Book Review: Lost Cat

GTBT isn’t a clothing blog. It’s a terrible clothing blog. And terrible clothing blogs also happen to think they influence your lifestyle.

I’m going to tell you what to read.

You don’t like to read?

Well, I did some reading of clothing blogs that also happen to make lifestyle suggestions and guess what?

They tell me reading makes you cooler or something.

They tell you to read things like The Economist, Jonathan Franzen, Junot Diaz, and, I dunno, Ann Coulter. 

And magazines. Read a buttload of magazines.

These are all relevant things.

I think you should read comic books because they’re awesome.

Specifically, I picked up Jason’s (he apparently needs no last name) latest work, Lost Cat.
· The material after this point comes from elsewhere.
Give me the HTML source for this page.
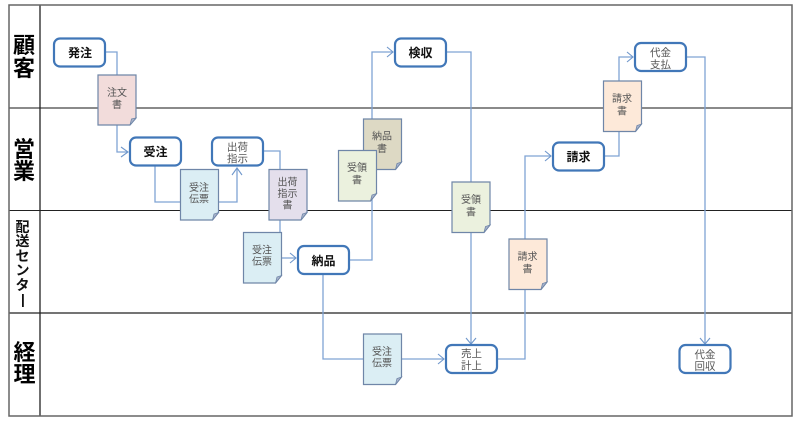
<!DOCTYPE html>
<html lang="ja"><head><meta charset="utf-8"><style>
html,body{margin:0;padding:0;background:#fff}
svg{display:block;filter:blur(.3px)}
text{font-family:"Liberation Sans","Noto Sans CJK JP",sans-serif;text-anchor:middle}
.b{font-size:12px;font-weight:700;fill:#111}
.t{font-size:10.5px;fill:#555}
.d{font-size:10px;fill:#555}
.h{font-size:22px;font-weight:700;fill:#000}
.s{font-size:14px;font-weight:700;fill:#111}
.box{fill:#fff;stroke:#4177b8;stroke-width:2.2}
.c{fill:none;stroke:#7fa3d4;stroke-width:1.3}
.a{fill:none;stroke:#6f97cb;stroke-width:1.1}
.doc{stroke:#6f86a8;stroke-width:1.2}
.f{fill:#aab4cc;stroke:#6f86a8;stroke-width:.8}
</style></head><body>
<svg width="800" height="423" viewBox="0 0 800 423" xmlns="http://www.w3.org/2000/svg">
<rect width="800" height="423" fill="#fff"/>
<!-- frame -->
<g fill="none">
<line x1="9" y1="108" x2="792" y2="108" stroke="#444" stroke-width="1.2"/>
<line x1="9" y1="210.5" x2="792" y2="210.5" stroke="#222" stroke-width="1.1"/>
<line x1="9" y1="313" x2="792" y2="313" stroke="#222" stroke-width="1.2"/>
<line x1="40" y1="5" x2="40" y2="416" stroke="#222" stroke-width="1.3"/>
<rect x="9" y="5" width="783" height="411" stroke="#666" stroke-width="1.5"/>
</g>
<!-- connectors -->
<g class="c">
<path class="c" d="M105 52H117V152H127"/>
<path class="c" d="M155 166V202H237V169"/>
<path class="c" d="M263 151H280V232"/>
<path class="c" d="M281 258H296"/>
<path class="c" d="M349 260H372V52H393"/>
<path class="c" d="M446 52H471V344"/>
<path class="c" d="M323 274V359H444"/>
<path class="c" d="M497 359H525V156H551"/>
<path class="c" d="M604 156H619V57H633"/>
<path class="c" d="M686 57H705V344"/>
</g>
<!-- arrowheads -->
<g class="a">
<path class="a" d="M121 147L128 152L121 157"/>
<path class="a" d="M232 175L237 168L242 175"/>
<path class="a" d="M290 253L296 258L290 263"/>
<path class="a" d="M387 47L393 52L387 57"/>
<path class="a" d="M438 354L444 359L438 364"/>
<path class="a" d="M466 338L471 344L476 338"/>
<path class="a" d="M545 151L551 156L545 161"/>
<path class="a" d="M627 52L633 57L627 62"/>
<path class="a" d="M700 338L705 344L710 338"/>
</g>
<!-- process boxes -->
<rect class="box" x="54" y="38.500" width="51" height="28" rx="6"/>
<rect class="box" x="130" y="137.500" width="51" height="28" rx="6"/>
<rect class="box" x="212" y="137.500" width="51" height="28" rx="6"/>
<rect class="box" x="298" y="246" width="51" height="28" rx="6"/>
<rect class="box" x="395" y="38.500" width="51" height="28" rx="6"/>
<rect class="box" x="446" y="345" width="51" height="28" rx="6"/>
<rect class="box" x="553" y="142.500" width="51" height="28" rx="6"/>
<rect class="box" x="635" y="43" width="51" height="28" rx="6"/>
<rect class="box" x="679.500" y="345" width="51" height="28" rx="6"/>
<!-- documents -->
<path class="doc" fill="#f2dcdb" d="M98 75H136V118L130 125H98Z"/><path class="f" d="M130 125L131.500 119L136 118Z"/>
<path class="doc" fill="#dbeef4" d="M180.500 169.500H218.500V212.500L212.500 220H180.500Z"/><path class="f" d="M212.500 220L214 214L218.500 212.500Z"/>
<path class="doc" fill="#e4dfec" d="M269 169.500H307V212.500L301 220H269Z"/><path class="f" d="M301 220L302.500 214L307 212.500Z"/>
<path class="doc" fill="#dbeef4" d="M243.500 232.500H281.500V275.500L275.500 283H243.500Z"/><path class="f" d="M275.500 283L277 277L281.500 275.500Z"/>
<path class="doc" fill="#ddd9c4" d="M363.500 119H401.500V162L395.500 169.500H363.500Z"/><path class="f" d="M395.500 169.500L397 163.500L401.500 162Z"/>
<path class="doc" fill="#ebf1de" d="M338.500 150.500H376.500V193.500L370.500 201H338.500Z"/><path class="f" d="M370.500 201L372 195L376.500 193.500Z"/>
<path class="doc" fill="#ebf1de" d="M452 182H490V225L484 232.500H452Z"/><path class="f" d="M484 232.500L485.500 226.500L490 225Z"/>
<path class="doc" fill="#fde9d9" d="M509 239H547V282L541 289.500H509Z"/><path class="f" d="M541 289.500L542.500 283.500L547 282Z"/>
<path class="doc" fill="#dbeef4" d="M363.500 334H401.500V377L395.500 384.500H363.500Z"/><path class="f" d="M395.500 384.500L397 378.500L401.500 377Z"/>
<path class="doc" fill="#fde9d9" d="M603.500 81H641.500V124L635.500 131.500H603.500Z"/><path class="f" d="M635.500 131.500L637 125.500L641.500 124Z"/>
<!-- lane headings -->
<text class="h" x="24" y="53">顧</text>
<text class="h" x="24" y="76">客</text>
<text class="h" x="24" y="157">営</text>
<text class="h" x="24" y="179">業</text>
<text class="s" x="22.500" y="232">配</text>
<text class="s" x="22.500" y="246">送</text>
<text class="s" x="22.500" y="261">セ</text>
<text class="s" x="22.500" y="275">ン</text>
<text class="s" x="22.500" y="290">タ</text>
<rect x="22" y="294" width="1.800" height="13" fill="#111"/>
<text class="h" x="24.500" y="360">経</text>
<text class="h" x="24.500" y="382">理</text>
<!-- box labels -->
<text class="b" x="80" y="57">発注</text>
<text class="b" x="155.500" y="156">受注</text>
<text class="t" x="237.500" y="150.500">出荷</text>
<text class="t" x="237.500" y="162">指示</text>
<text class="b" x="323.500" y="265">納品</text>
<text class="b" x="420.500" y="57">検収</text>
<text class="t" x="471.500" y="357">売上</text>
<text class="t" x="471.500" y="369">計上</text>
<text class="b" x="578.500" y="161">請求</text>
<text class="t" x="660.500" y="56">代金</text>
<text class="t" x="660.500" y="68">支払</text>
<text class="t" x="705" y="358">代金</text>
<text class="t" x="705" y="369.500">回収</text>
<!-- document labels -->
<text class="d" x="117" y="96">注文</text>
<text class="d" x="117" y="108">書</text>
<text class="d" x="199" y="191">受注</text>
<text class="d" x="199" y="202.500">伝票</text>
<text class="d" x="287.500" y="185.500">出荷</text>
<text class="d" x="287.500" y="197">指示</text>
<text class="d" x="287.500" y="208.500">書</text>
<text class="d" x="262" y="253.500">受注</text>
<text class="d" x="262" y="265">伝票</text>
<text class="d" x="382" y="139.500">納品</text>
<text class="d" x="382" y="152">書</text>
<text class="d" x="357" y="171">受領</text>
<text class="d" x="357" y="183.500">書</text>
<text class="d" x="471" y="203">受領</text>
<text class="d" x="471" y="215.500">書</text>
<text class="d" x="527.500" y="260">請求</text>
<text class="d" x="527.500" y="272.500">書</text>
<text class="d" x="382" y="355">受注</text>
<text class="d" x="382" y="366.500">伝票</text>
<text class="d" x="622" y="102">請求</text>
<text class="d" x="622" y="114.500">書</text>
</svg>
</body></html>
 photo lost-cat_zpsb8b1293d.jpg

I’ve been following Jason and his work for about 8 years now. Stripping story-telling bare, he relies on no impressionism that some artists rely on. He’s almost Herge in his pacing and paneling. However, where Herge is a borderline travel novel comic book (no character development, lots of regional/issue development), who the hell knows where Jason’s stories take place. 

Jason’s stories are always black, black, horrible, hilarious jokes. Existential crisis are farces as Jason plays his minimalist art in on itself. He embraces Hemingway’s zero-ending stories and lets you fill in the blanks. 

Lost Cat is a return for Jason to the clean palette. For his past few volumes, he has used color. The color sits in his books, not doing much of anything. Whereas when he uses black and white, he simplifies the story around his characters and allows your imagination to fill in the blank -- sort of like Eisner does with his impressionism but assuming a lot more capability within the reader’s mind. I like this as it allows more assumption to take place. His anthropomorphic, and apparently clavicless, characters blank expressions convey more than you or I could get out of a couple drawings. Lost Cat, by utilizing dabs of melancholy yellow, allows Jason access to visual depth that he did not have with just a black and white palette. 

Lost Cat tells the story of an idealistic detective, sort of like whatever Owen Wilson’s character in Midnight In Paris, but less curmudgeony and backward looking. The detective gets caught up in a number different storylines which are hilarious yet probably commonplace. Jason is pretty obviously influenced by old films in this work, as always but it’s more obvious here, as he picks out old film lines and names to use for his characters. Like in an old film, a cigarette is a useful tooling for skipping words but conveying meaning.

Jason claims that he intends no hidden meaning in each story. Which is probably true but I think there are certain inexplicable things he tries to get at in each story he tells.

Lost Cat won’t make you cooler. When you’re sitting in a living room and somebody asks you what you’ve been reading and you say, “I just read Lost Cat by Jason,” they will look at you and say, “Oh.” Awkward silence will be cued and then someone will hopefully get you both a drink. "Have you listened to the new Mumford and Sons albums?" you ask. She, regretting saying "no" the first time, says "yes" and then you'll both talk about shitty music that you both hate for the next 30 minutes.

Books in general won’t make you cooler. I don’t know where people got that idea. But neither will dicking around on the internet.

What will make you “EFFORTLESSLY COOL”?

I dunno, keep doing stuff and get back to me.